Unless you committed some sort of Tax Avoidance or some other sort of questionable activity that caused CRA to re-assess you, the 2013 debt should be discharged by the bankruptcy you have already completed. This new claim is entitled to the same rate of return that your other creditors received at the end of your bankruptcy. You should approach your trustee again as it sounds like there has been some sort of miscommunication.
I recenetly filed a proposal it was accepted a month ago. i realised today that i forgot to add a credit card to the proposal about. it is less than the other debts i have on the proposal. Would it be to late to add it.
Hi Justine. Yes, if the debt existed when you filed the proposal, you can add it now. Give your trustee a call with the details and they can take care of it for you.
I filed bankruptcy about 3 years ago and I was jus looking at my credit report and I am seeing closed accounts with balances owing. All these balances were from before my bankruptcy.
Why do they still show balances owing? Did I not include it with my paperwork I thought I did. If I missed it does that mean the bankruptcy didn’t deal with that debt?
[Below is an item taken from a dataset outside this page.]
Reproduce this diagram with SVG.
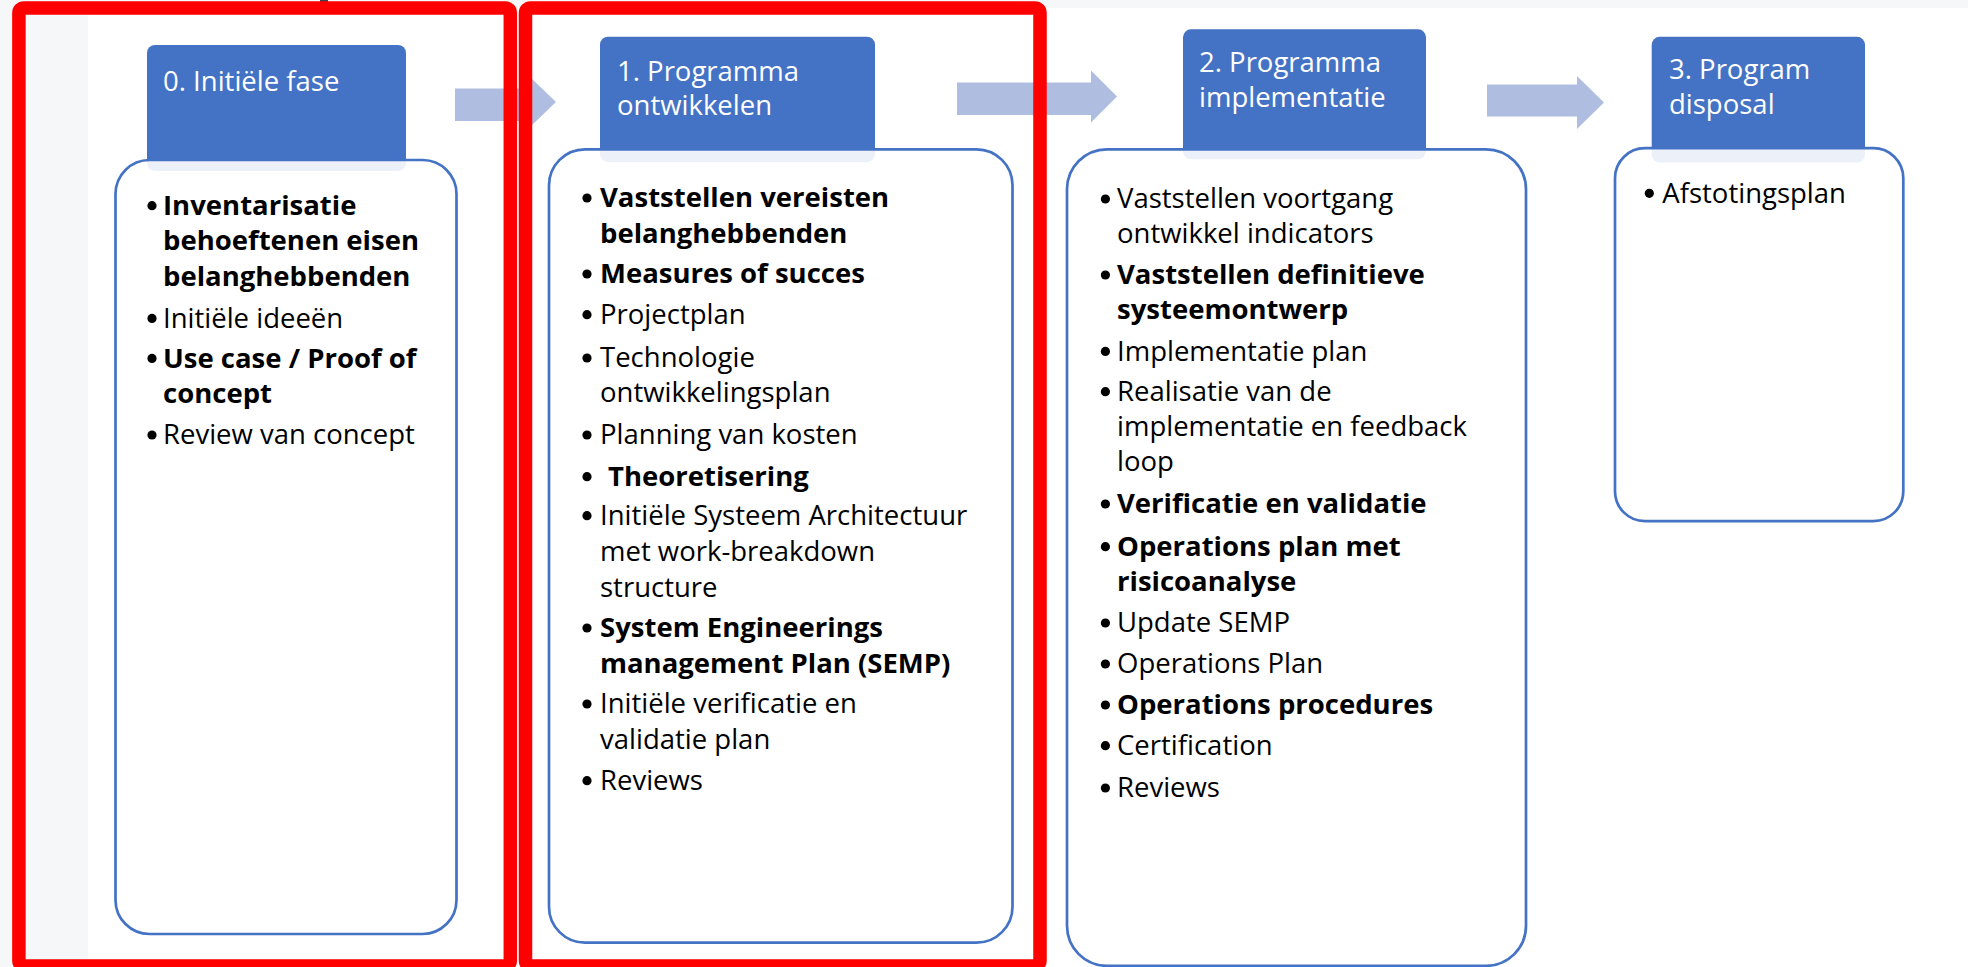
<svg xmlns="http://www.w3.org/2000/svg" width="1968" height="967" viewBox="0 0 1968 967">
<style>
  text { font-family: "Open Sans", "Noto Sans", "Liberation Sans", sans-serif; font-size: 27.5px; }
  .hdr { fill: #4472C4; }
  .hdrtxt { fill: #FFFFFF; }
  .box { fill: #FFFFFF; fill-opacity: 0.9; stroke: #4472C4; stroke-width: 2.7; }
  .body { fill: #000000; }
  .b { font-weight: bold; }
  .bul { fill: #000000; }
  .arrow { fill: #AFBDE0; }
  .frame { fill: none; stroke: #FF0000; stroke-width: 13.5; }
</style>
<rect x="0" y="0" width="1968" height="967" fill="#FFFFFF"/>
<rect x="0" y="0" width="1968" height="8" fill="#F6F7F9"/>
<rect x="0" y="0" width="88" height="967" fill="#F6F7F9"/>
<rect x="320" y="0" width="8" height="3" fill="#3B4252"/>

<g id="phase0">
  <rect class="hdr" x="147" y="45" width="259" height="126" rx="8"/>
  <text class="hdrtxt" x="163" y="90.5">0. Initiële fase</text>
  <rect class="box" x="115.5" y="160" width="341" height="774" rx="34"/>
  <g class="bul">
    <circle cx="152" cy="205.7" r="4.6"/>
    <circle cx="152" cy="318.4" r="4.6"/>
    <circle cx="152" cy="358.4" r="4.6"/>
    <circle cx="152" cy="435" r="4.6"/>
  </g>
  <text class="body">
    <tspan class="b" x="163" y="215">Inventarisatie</tspan>
    <tspan class="b" x="163" y="250">behoeftenen eisen</tspan>
    <tspan class="b" x="163" y="286">belanghebbenden</tspan>
    <tspan x="163" y="327.7">Initiële ideeën</tspan>
    <tspan class="b" x="163" y="367.7">Use case / Proof of</tspan>
    <tspan class="b" x="163" y="403.3">concept</tspan>
    <tspan x="163" y="444.3">Review van concept</tspan>
  </text>
</g>

<g id="phase1">
  <rect class="hdr" x="600" y="36.7" width="275" height="125.5" rx="8"/>
  <text class="hdrtxt"><tspan x="617" y="80.5">1. Programma</tspan><tspan x="617" y="115">ontwikkelen</tspan></text>
  <rect class="box" x="549" y="149.3" width="463.5" height="793.4" rx="36"/>
  <g class="bul">
    <circle cx="587" cy="198" r="4.6"/>
    <circle cx="587" cy="274" r="4.6"/>
    <circle cx="587" cy="314.7" r="4.6"/>
    <circle cx="587" cy="358" r="4.6"/>
    <circle cx="587" cy="435" r="4.6"/>
    <circle cx="587" cy="476.7" r="4.6"/>
    <circle cx="587" cy="515.7" r="4.6"/>
    <circle cx="587" cy="628" r="4.6"/>
    <circle cx="587" cy="704" r="4.6"/>
    <circle cx="587" cy="780.7" r="4.6"/>
  </g>
  <text class="body">
    <tspan class="b" x="600" y="207.3">Vaststellen vereisten</tspan>
    <tspan class="b" x="600" y="242.7">belanghebbenden</tspan>
    <tspan class="b" x="600" y="283.3">Measures of succes</tspan>
    <tspan x="600" y="324">Projectplan</tspan>
    <tspan x="600" y="367.3">Technologie</tspan>
    <tspan x="600" y="401.7">ontwikkelingsplan</tspan>
    <tspan x="600" y="444.3">Planning van kosten</tspan>
    <tspan class="b" x="608" y="486">Theoretisering</tspan>
    <tspan x="600" y="525">Initiële Systeem Architectuur</tspan>
    <tspan x="600" y="561">met work-breakdown</tspan>
    <tspan x="600" y="596.7">structure</tspan>
    <tspan class="b" x="600" y="637.3">System Engineerings</tspan>
    <tspan class="b" x="600" y="672.7">management Plan (SEMP)</tspan>
    <tspan x="600" y="713.3">Initiële verificatie en</tspan>
    <tspan x="600" y="749.3">validatie plan</tspan>
    <tspan x="600" y="790">Reviews</tspan>
  </text>
</g>

<g id="phase2">
  <rect class="hdr" x="1183" y="29.3" width="243" height="130" rx="8"/>
  <text class="hdrtxt"><tspan x="1199" y="72">2. Programma</tspan><tspan x="1199" y="107">implementatie</tspan></text>
  <rect class="box" x="1067" y="149.3" width="459" height="816.5" rx="40"/>
  <g class="bul">
    <circle cx="1105.4" cy="199" r="4.6"/>
    <circle cx="1105.4" cy="275" r="4.6"/>
    <circle cx="1105.4" cy="351.4" r="4.6"/>
    <circle cx="1105.4" cy="391.7" r="4.6"/>
    <circle cx="1105.4" cy="504" r="4.6"/>
    <circle cx="1105.4" cy="546.7" r="4.6"/>
    <circle cx="1105.4" cy="623" r="4.6"/>
    <circle cx="1105.4" cy="664" r="4.6"/>
    <circle cx="1105.4" cy="705" r="4.6"/>
    <circle cx="1105.4" cy="745.7" r="4.6"/>
    <circle cx="1105.4" cy="788" r="4.6"/>
  </g>
  <text class="body">
    <tspan x="1117" y="208.3">Vaststellen voortgang</tspan>
    <tspan x="1117" y="243.3">ontwikkel indicators</tspan>
    <tspan class="b" x="1117" y="284.3">Vaststellen definitieve</tspan>
    <tspan class="b" x="1117" y="319.3">systeemontwerp</tspan>
    <tspan x="1117" y="360.7">Implementatie plan</tspan>
    <tspan x="1117" y="401">Realisatie van de</tspan>
    <tspan x="1117" y="436">implementatie en feedback</tspan>
    <tspan x="1117" y="471">loop</tspan>
    <tspan class="b" x="1117" y="513.3">Verificatie en validatie</tspan>
    <tspan class="b" x="1117" y="556">Operations plan met</tspan>
    <tspan class="b" x="1117" y="591">risicoanalyse</tspan>
    <tspan x="1117" y="632.3">Update SEMP</tspan>
    <tspan x="1117" y="673.3">Operations Plan</tspan>
    <tspan class="b" x="1117" y="714.3">Operations procedures</tspan>
    <tspan x="1117" y="755">Certification</tspan>
    <tspan x="1117" y="797.3">Reviews</tspan>
  </text>
</g>

<g id="phase3">
  <rect class="hdr" x="1651.7" y="36.8" width="213.3" height="125.7" rx="8"/>
  <text class="hdrtxt"><tspan x="1669" y="79">3. Program</tspan><tspan x="1669" y="114">disposal</tspan></text>
  <rect class="box" x="1615" y="148.2" width="288.3" height="373" rx="30"/>
  <circle class="bul" cx="1649.3" cy="193.3" r="4.6"/>
  <text class="body" x="1662.3" y="203">Afstotingsplan</text>
</g>

<g id="connectors">
  <polygon class="arrow" points="455,88.5 530,88.5 530,77 556,102 530,127 530,121 455,121"/>
  <polygon class="arrow" points="957,82.5 1091,82.5 1091,70.5 1117,96.5 1091,122.5 1091,115 957,115"/>
  <polygon class="arrow" points="1487,84.5 1577,84.5 1577,76 1604,102.5 1577,129 1577,116.5 1487,116.5"/>
</g>

<g id="highlights">
  <rect class="frame" x="18.9" y="7.9" width="491.4" height="958" rx="5"/>
  <rect class="frame" x="525.5" y="7.9" width="514.5" height="958" rx="5"/>
</g>
</svg>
As long as you were discharged from your bankruptcy and the debts pre-date your bankruptcy then you should be released from them. The credit bureaus report whatever the lenders tell them to report. You should go through your report in detail and highlight the items that appear to be incorrect now, then use the credit bureau’s dispute resolution process to get it cleaned up. This is not something your trustee can do for you – once your bankruptcy ended they no longer have access to your credit file. Due to Covid this is a very common problem right now – thousands of people have errors on their credit reports due to processing challenges during the pandemic. I am sorry it is effecting you.